Award-winning photographer and filmmaker Carlos Javier Ortiz

Carlos Javier Ortiz

Carlos Javier Ortiz forges strong bonds with the subjects in his photographs, which document the tragic loss of young life in urban communities such as those on the south side of Chicago.

Despite the breadth of his award-winning career—which includes a 2016 Guggenheim Fellowship—it's the connections he has made in his Midwestern hometown that have been a recurrent rhythm. His passions drive him to document what he sees, and part of that investigation relies on being a part of the community.

It was the senseless death of Siretha White, who was shot by a stray bullet while celebrating her 11th birthday in her own home, that launched the photo project We All We Got. This powerful collection of photos and essays documents the tragedies, day-to-day struggles and resilient triumphs of people who live in areas of Chicago and Philadelphia particularly affected by youth violence. This project became the film, We All We Got, which premiered at the 2016 Tribeca Film Festival in New York. Although the pictures of mourning in this series are powerful, they only tell part of the story, and Carlos Javier tries to incorporate a larger part of the culture of these communities and individuals into his photo narratives. Beyond embedding, it's as simple, and as profound, as sharing.

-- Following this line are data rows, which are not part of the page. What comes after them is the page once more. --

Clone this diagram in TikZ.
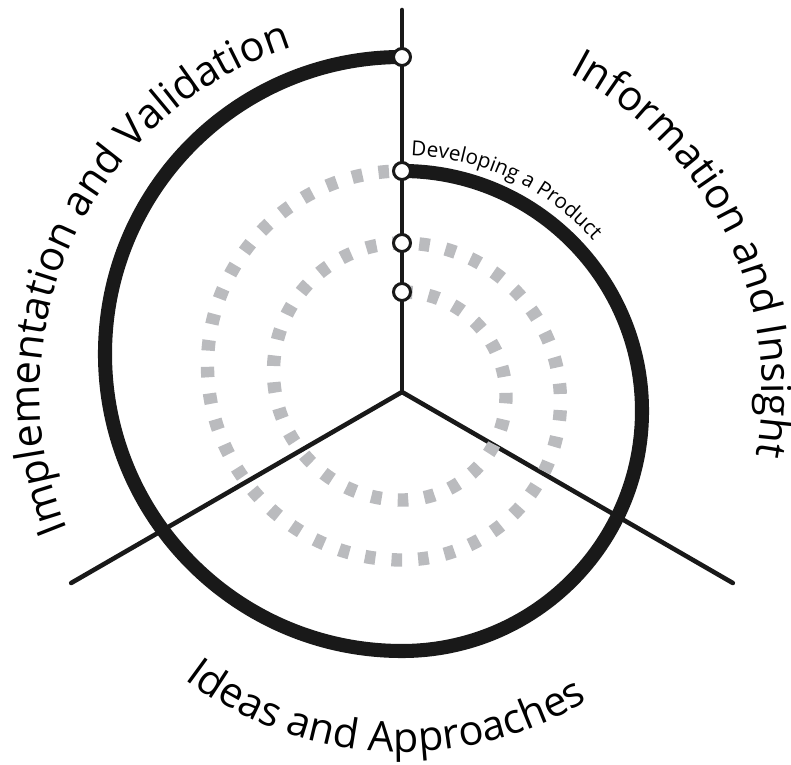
\documentclass[tikz,border=0pt]{standalone}
\usepackage{fontspec}
\setmainfont{Open Sans}
\usetikzlibrary{decorations.text}
\definecolor{trailgray}{RGB}{186,187,190}
\newcommand{\sectorfont}{\fontsize{23.6}{25}\selectfont}
\newcommand{\stagefont}{\fontsize{11.8}{13}\selectfont}

\begin{document}
\begin{tikzpicture}[
  x=0.02cm, y=0.02cm,
  spoke/.style={draw=black!90, line width=2.6pt, line cap=round},
  trail/.style={draw=trailgray, line width=7.6pt, dash pattern=on 6pt off 9.2pt},
  track/.style={draw=black!90, line width=8pt},
  stop/.style={circle, draw=black!90, fill=white, line width=1.7pt, inner sep=0pt, minimum size=0.34cm},
]
  \useasboundingbox (-402,-372) rectangle (389,392);

  \coordinate (hub) at (0,0);
  \coordinate (north) at (90:382);
  \coordinate (southwest) at (210:382);
  \coordinate (southeast) at (330:382);
  \coordinate (p1) at (0,100);
  \coordinate (p2) at (0,149);
  \coordinate (p3) at (0,221);
  \coordinate (p4) at (0,335);

  \draw[spoke] (hub) -- (north);
  \draw[spoke] (hub) -- (southwest);
  \draw[spoke] (hub) -- (southeast);

  \draw[trail] (p1) arc[start angle=90, end angle=-90, radius=104]
    arc[start angle=-90, end angle=-270, radius=128.5]
    arc[start angle=90, end angle=-90, radius=158.5]
    arc[start angle=-90, end angle=-270, radius=194.5];
  \draw[track] (p3) arc[start angle=90, end angle=-90, radius=240]
    arc[start angle=-90, end angle=-270, radius=297];

  \node[stop] (start) at (p1) {};
  \node[stop] (turn) at (p2) {};
  \node[stop] (product) at (p3) {};
  \node[stop] (finish) at (p4) {};

  \path[decorate, decoration={text along path, text align=center,
    text={|\sectorfont|Implementation and Validation}}]
    (226:362) arc[start angle=226, end angle=84, radius=362];
  \path[decorate, decoration={text along path, text align=center,
    text={|\sectorfont|Information and Insight}}]
    (96:360) arc[start angle=96, end angle=-44, radius=360];
  \path[decorate, decoration={text along path, text align=center,
    text={|\sectorfont|Ideas and Approaches}}]
    (199:360) arc[start angle=199, end angle=335, radius=360];
  \path[decorate, decoration={text along path, text align=left,
    text={|\stagefont|Developing a Product}}]
    (0,-19) ++(88:256) arc[start angle=88, end angle=20, radius=256];
\end{tikzpicture}
\end{document}
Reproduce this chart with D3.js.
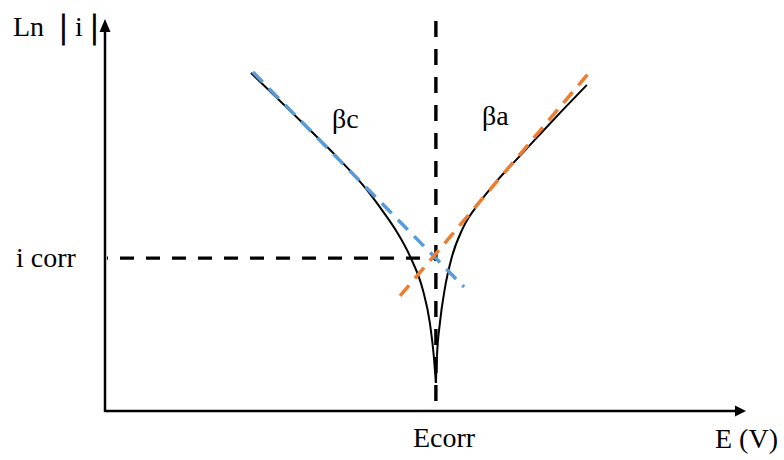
<!DOCTYPE html>
<html>
<head>
<meta charset="utf-8">
<script src="https://cdn.jsdelivr.net/npm/d3@7"></script>
<style>
  html, body { margin: 0; padding: 0; background: #fff; }
  svg { display: block; }
  text { font-family: "Liberation Serif", "Times New Roman", serif; fill: #000; }
</style>
</head>
<body>
<svg id="chart" width="784" height="460"></svg>
<script>
// Tafel plot: potential E (V, relative to Ecorr) vs Ln|i|
const cathodicE = [-0.289, -0.2016, -0.150, -0.1078, -0.0828, -0.0609, -0.0391, -0.0203, -0.0094, -0.0031, 0];
const cathodicLnI = [8.67, 7.28, 6.44, 5.67, 5.12, 4.59, 3.92, 3.10, 2.26, 1.38, 0.72];
const anodicE = [0, 0.0016, 0.0063, 0.0141, 0.025, 0.0422, 0.0688, 0.0953, 0.1266, 0.1578, 0.1984, 0.2359];
const anodicLnI = [0.72, 1.38, 2.26, 3.15, 3.95, 4.69, 5.36, 5.90, 6.46, 7.01, 7.72, 8.36];

// Tafel extrapolation lines (start, end)
const betaCE = [-0.286, 0.044];
const betaCLnI = [8.69, 3.18];
const betaAE = [-0.056, 0.2375];
const betaALnI = [2.95, 8.64];

const Ecorr = 0;
const lnIcorr = 3.92;
const ecorrLineLnI = [10.0, 0.15];

const labels = { y: "Ln", x: "E (V)", ecorr: "Ecorr", icorr: "i corr", bc: "βc", ba: "βa" };

const svg = d3.select("#chart");
const x = d3.scaleLinear().domain([-0.517, 0.483]).range([105, 745]);
const y = d3.scaleLinear().domain([0, 10]).range([411, 21]);

const zip = (a, b) => a.map((v, i) => [v, b[i]]);
const line = d3.line().x(d => x(d[0])).y(d => y(d[1]));
const smooth = d3.line().x(d => x(d[0])).y(d => y(d[1])).curve(d3.curveMonotoneX);

// axes with arrowheads
const x0 = x.range()[0], y0 = y.range()[0];
svg.append("line").attr("x1", x0).attr("y1", y0).attr("x2", 738).attr("y2", y0)
  .attr("stroke", "#000").attr("stroke-width", 2.5);
svg.append("line").attr("x1", x0).attr("y1", y0 + 1).attr("x2", x0).attr("y2", 28)
  .attr("stroke", "#000").attr("stroke-width", 2.5);
svg.append("path").attr("d", `M746,${y0} L735,${y0 - 5.5} L735,${y0 + 5.5} Z`).attr("fill", "#000");
svg.append("path").attr("d", `M${x0},19 L${x0 - 5.5},32 L${x0 + 5.5},32 Z`).attr("fill", "#000");

// Ecorr / icorr guide lines
svg.append("path").attr("d", line([[Ecorr, ecorrLineLnI[0]], [Ecorr, ecorrLineLnI[1]]]))
  .attr("fill", "none").attr("stroke", "#000").attr("stroke-width", 3.4)
  .attr("stroke-dasharray", "16,12");
svg.append("path").attr("d", line([[x.invert(107), lnIcorr], [Ecorr, lnIcorr]]))
  .attr("fill", "none").attr("stroke", "#000").attr("stroke-width", 3.4)
  .attr("stroke-dasharray", "14,12").attr("stroke-dashoffset", 13);

// polarization curve branches
svg.append("path").attr("d", smooth(zip(cathodicE, cathodicLnI)))
  .attr("fill", "none").attr("stroke", "#000").attr("stroke-width", 2);
svg.append("path").attr("d", smooth(zip(anodicE, anodicLnI)))
  .attr("fill", "none").attr("stroke", "#000").attr("stroke-width", 2);

// Tafel slopes
svg.append("path").attr("d", line(zip(betaCE, betaCLnI)))
  .attr("fill", "none").attr("stroke", "#5b9bd5").attr("stroke-width", 3.5)
  .attr("stroke-dasharray", "14,9");
svg.append("path").attr("d", line(zip(betaAE, betaALnI)))
  .attr("fill", "none").attr("stroke", "#ed7d31").attr("stroke-width", 3.5)
  .attr("stroke-dasharray", "14,9");

// labels
const fs = 28;
svg.append("text").attr("x", 13).attr("y", 36).attr("font-size", 28).text(labels.y);
svg.append("text").attr("x", 60).attr("y", 38).attr("font-size", 34).attr("stroke", "#000").attr("stroke-width", 1).text("|");
svg.append("text").attr("x", 75).attr("y", 36).attr("font-size", 28).text("i");
svg.append("text").attr("x", 91).attr("y", 38).attr("font-size", 34).attr("stroke", "#000").attr("stroke-width", 1).text("|");

svg.append("text").attr("x", 16).attr("y", 267).attr("font-size", fs).text(labels.icorr);
svg.append("text").attr("x", 413).attr("y", 447).attr("font-size", fs).text(labels.ecorr);
svg.append("text").attr("x", 715).attr("y", 448).attr("font-size", fs).text(labels.x);
svg.append("text").attr("x", 332).attr("y", 128).attr("font-size", fs).text(labels.bc);
svg.append("text").attr("x", 482).attr("y", 125).attr("font-size", fs).text(labels.ba);
</script>
</body>
</html>
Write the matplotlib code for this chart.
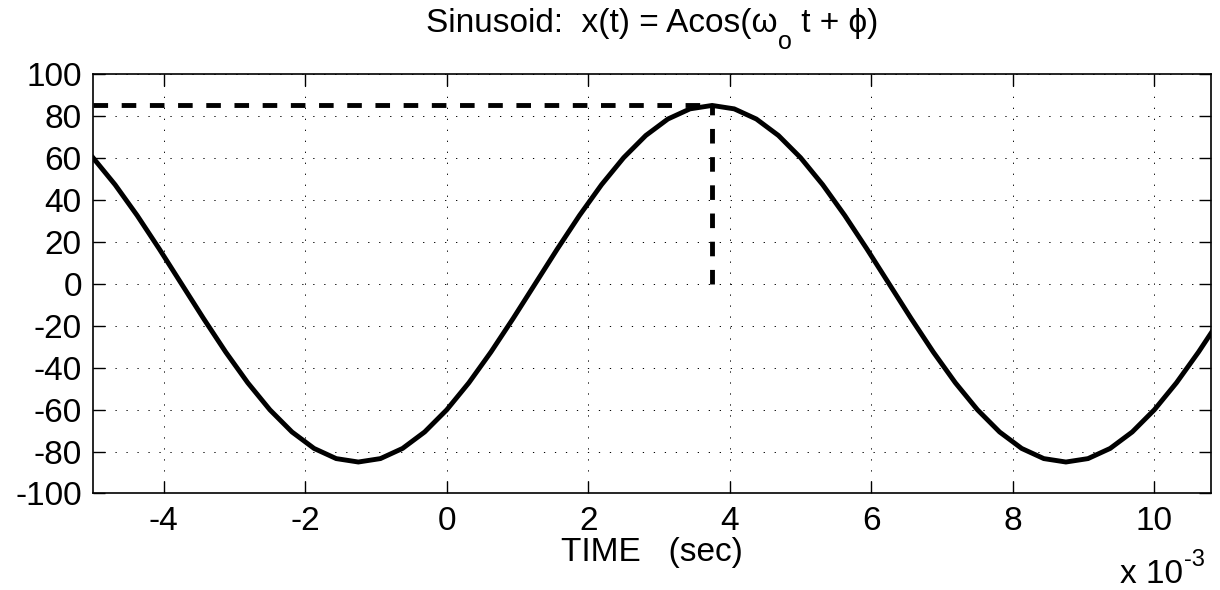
import matplotlib
matplotlib.use("Agg")
import matplotlib.pyplot as plt

# time samples (ms) and signal values
t_ms = [-5.0, -4.6875, -4.375, -4.0625, -3.75, -3.4375, -3.125, -2.8125,
        -2.5, -2.1875, -1.875, -1.5625, -1.25, -0.9375, -0.625, -0.3125,
        0.0, 0.3125, 0.625, 0.9375, 1.25, 1.5625, 1.875, 2.1875,
        2.5, 2.8125, 3.125, 3.4375, 3.75, 4.0625, 4.375, 4.6875,
        5.0, 5.3125, 5.625, 5.9375, 6.25, 6.5625, 6.875, 7.1875,
        7.5, 7.8125, 8.125, 8.4375, 8.75, 9.0625, 9.375, 9.6875,
        10.0, 10.3125, 10.625, 10.9375]
x_vals = [60.10, 47.22, 32.53, 16.58, 0.0, -16.58, -32.53, -47.22,
          -60.10, -70.67, -78.53, -83.37, -85.0, -83.37, -78.53, -70.67,
          -60.10, -47.22, -32.53, -16.58, 0.0, 16.58, 32.53, 47.22,
          60.10, 70.67, 78.53, 83.37, 85.0, 83.37, 78.53, 70.67,
          60.10, 47.22, 32.53, 16.58, 0.0, -16.58, -32.53, -47.22,
          -60.10, -70.67, -78.53, -83.37, -85.0, -83.37, -78.53, -70.67,
          -60.10, -47.22, -32.53, -16.58]

# marker lines for the peak
peak_t = 3.75
peak_x = 85.0

x_ticks = [-4, -2, 0, 2, 4, 6, 8, 10]
y_ticks = [-100, -80, -60, -40, -20, 0, 20, 40, 60, 80, 100]

plt.rcParams["font.family"] = ["Liberation Sans", "DejaVu Sans"]
plt.rcParams["axes.unicode_minus"] = False

W, H = 1220, 590
fig = plt.figure(figsize=(W / 100, H / 100), dpi=100)
ax = fig.add_axes([0.0762, 0.1636, 0.9164, 0.711])

dash = (0, (3.0, 2.8))
ax.plot(t_ms, x_vals, color="black", lw=3.5, solid_joinstyle="miter")
ax.plot([-5.0, peak_t], [peak_x, peak_x], color="black", lw=3.5, linestyle=dash)
ax.plot([peak_t, peak_t], [0, peak_x], color="black", lw=3.5, linestyle=dash)

ax.set_xlim(-5, 10.8)
ax.set_ylim(-100, 100)
ax.set_xticks(x_ticks)
ax.set_yticks(y_ticks)
ax.grid(True, color="black", linewidth=0.7, linestyle=(0, (1.3, 10)))
ax.tick_params(direction="in", length=8.5, width=1, top=True, right=True,
               labelsize=24)
ax.tick_params(axis="x", pad=9)
ax.tick_params(axis="y", pad=8)
for s in ax.spines.values():
    s.set_linewidth(1.2)

ax.set_xlabel("TIME   (sec)", fontsize=24, labelpad=0)

# title in pieces so the subscript sits low, MATLAB style
t1 = fig.text(0.5, (H - 32) / H, "Sinusoid:  x(t) = Acos(\u03c9", fontsize=24,
              ha="left", va="baseline")
t2 = ax.annotate("o", xy=(1, 0), xycoords=t1, xytext=(0.5, -7),
                 textcoords="offset points", fontsize=18, va="baseline",
                 annotation_clip=False)
t3 = ax.annotate(" t + \u03d5)", xy=(1, 0), xycoords=(t2, t1), xytext=(0, 0),
                 textcoords="offset points", fontsize=24, va="bottom",
                 annotation_clip=False)

# exponent label bottom right
e1 = fig.text(1122 / W, (H - 583) / H, "x 10", fontsize=24, ha="left",
              va="baseline")
e2 = ax.annotate("-3", xy=(1, 0), xycoords=e1, xytext=(0.5, 17),
                 textcoords="offset points", fontsize=17, va="baseline",
                 annotation_clip=False)

# centre the title over the axes
fig.canvas.draw()
r = fig.canvas.get_renderer()
left = t1.get_window_extent(r).x0
right = t3.get_window_extent(r).x1
t1.set_x(t1.get_position()[0] + (652 - (left + right) / 2) / W)
er = e2.get_window_extent(r).x1
e1.set_x(e1.get_position()[0] + (1205 - er) / W)

fig.savefig("out.png", dpi=100)
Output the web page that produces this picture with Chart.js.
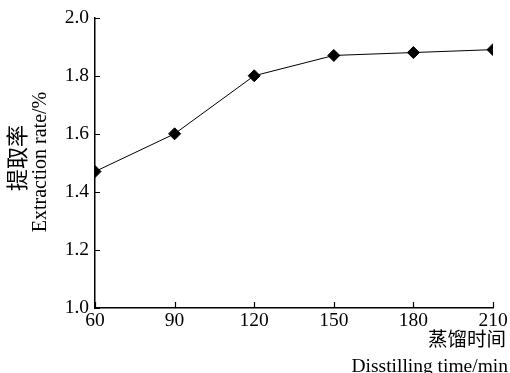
<!DOCTYPE html>
<html>
<head>
<meta charset="utf-8">
<script src="https://cdn.jsdelivr.net/npm/chart.js@4/dist/chart.umd.min.js"></script>
<style>
  html, body { margin: 0; padding: 0; background: #fff; }
  #wrap { width: 510px; height: 373px; }
</style>
</head>
<body>
<div id="wrap"><canvas id="chart"></canvas></div>
<script>
const times = [60, 90, 120, 150, 180, 210];
const extractionRate = [1.47, 1.60, 1.80, 1.87, 1.88, 1.89];
const yTitleCn = "提取率";
const yTitleEn = "Extraction rate/%";
const xTitleCn = "蒸馏时间";
const xTitleEn = "Disstilling time/min";

const FONT = "'Liberation Serif', 'Noto Sans CJK SC', serif";

// ticks pointing into the plot, plus the two-line axis titles
const axisExtras = {
  id: "axisExtras",
  afterDraw(chart) {
    const { ctx, chartArea, scales: { x, y } } = chart;
    ctx.save();
    ctx.strokeStyle = "#000";
    ctx.lineWidth = 1.2;
    ctx.beginPath();
    y.ticks.forEach(t => {
      const py = Math.round(y.getPixelForValue(t.value)) + 0.5;
      ctx.moveTo(chartArea.left, py);
      ctx.lineTo(chartArea.left + 5, py);
    });
    x.ticks.forEach(t => {
      const px = Math.round(x.getPixelForValue(t.value)) + 0.5;
      ctx.moveTo(px, chartArea.bottom);
      ctx.lineTo(px, chartArea.bottom - 6);
    });
    ctx.stroke();

    ctx.fillStyle = "#000";
    ctx.textAlign = "center";
    ctx.textBaseline = "middle";
    // y title
    ctx.save();
    ctx.translate(19, 158);
    ctx.rotate(-Math.PI / 2);
    ctx.font = "22px " + FONT;
    ctx.fillText(yTitleCn, 0, 0);
    ctx.restore();
    ctx.save();
    ctx.translate(41, 162);
    ctx.rotate(-Math.PI / 2);
    ctx.font = "20px " + FONT;
    ctx.fillText(yTitleEn, 0, 0);
    ctx.restore();
    // x title
    ctx.textAlign = "right";
    ctx.font = "19.5px " + FONT;
    ctx.fillText(xTitleCn, 506, 341);
    ctx.font = "19.5px " + FONT;
    ctx.fillText(xTitleEn, 508, 367);
    ctx.restore();
  }
};

new Chart(document.getElementById("chart"), {
  type: "line",
  data: {
    datasets: [{
      data: times.map((t, i) => ({ x: t, y: extractionRate[i] })),
      borderColor: "#000",
      backgroundColor: "#000",
      borderWidth: 1,
      pointStyle: "rectRot",
      pointRadius: 6,
      pointHoverRadius: 6,
      tension: 0
    }]
  },
  options: {
    responsive: true,
    maintainAspectRatio: false,
    animation: false,
    layout: { padding: { left: 0, right: 17, top: 16, bottom: 0 } },
    plugins: { legend: { display: false }, tooltip: { enabled: false } },
    scales: {
      x: {
        type: "linear",
        min: 60,
        max: 210,
        afterBuildTicks: scale => { scale.ticks = times.map(v => ({ value: v })); },
        afterFit: scale => { scale.height = 65; },
        grid: { display: true, drawOnChartArea: false, drawTicks: false },
        border: { display: true, color: "#000", width: 1.5 },
        ticks: { color: "#000", font: { family: FONT, size: 19.5 }, padding: 1, maxRotation: 0 }
      },
      y: {
        min: 1.0,
        max: 2.0,
        afterFit: scale => { scale.width = 95; },
        grid: { display: true, drawOnChartArea: false, drawTicks: false },
        border: { display: true, color: "#000", width: 1.5 },
        ticks: {
          stepSize: 0.2,
          color: "#000",
          font: { family: FONT, size: 19.5 },
          padding: 6,
          callback: v => v.toFixed(1)
        }
      }
    }
  },
  plugins: [axisExtras]
});
</script>
</body>
</html>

That same fullness of spirit is also evident in his teaching. The Photography Workshop class he teaches when he is in the Bay Area gives him the opportunity to work with adults from a broad range of ages, experiences and backgrounds. Initially, Carlos Javier thought, "What was I looking for that I hadn't received through my traditional education?" And that's why he shares real-world tips on how to move from photographic passion to professional practice to his eager students. While working on his upcoming film, Ortiz hopes to mentor photography students who are participating in the Post-Baccalaureate Certificate in Visual Arts.


Carlos Javier's current project, A Thousand Midnights, is a series of films based on the Great Migration that saw black Americans move from the South to the North in the early part of the 20th century. He plans to use that Guggenheim Fellowship to further develop the ideas that were germinated by his short film, We All We Got. Inspired by the history of his mother-in-law's own move northward, this evocative film sketches what is gained and lost when you uproot a culture and attempt to transplant it in another place.


The beauty and honesty of his photos are there to see, and Carlos Javier's quest for social justice is evident in the projects he seeks out. But his words also get right to the point of his passion. Below, he describes his upcoming project.

"It's a process of going out and seeing what's in front of you. I'll get on trains and follow routes from the south to the north and the north to the south. In the next body of work, I want to revisit the landscapes that are disappearing. What I mean by that are the structures. In A Thousand Midnights, you see houses coming down and schools closing. You see what's happening to the great metropolis of Chicago.


"It's one of those stories in your life that you say, 'I would regret not doing this.' It didn't matter what funding, what accolades you get, it's just something that you have to get down on tape, digital media, or film. You have to get it down. You have to get the words in. It would be sad to miss these stories.


"I remember interviewing my grandfather. I was eight. We still have this tape. And the tape was labeled, Friday Night Mix. Like you're listening to house music and you record it from the radio or the boombox. We didn't have an extra tape, so we had to record over that to record grandpa's story. I'm glad I had that, and I couldn't miss this.


"And A Thousand Midnights is not just for me. It's for all Americans. We don't know enough about these stories of the South."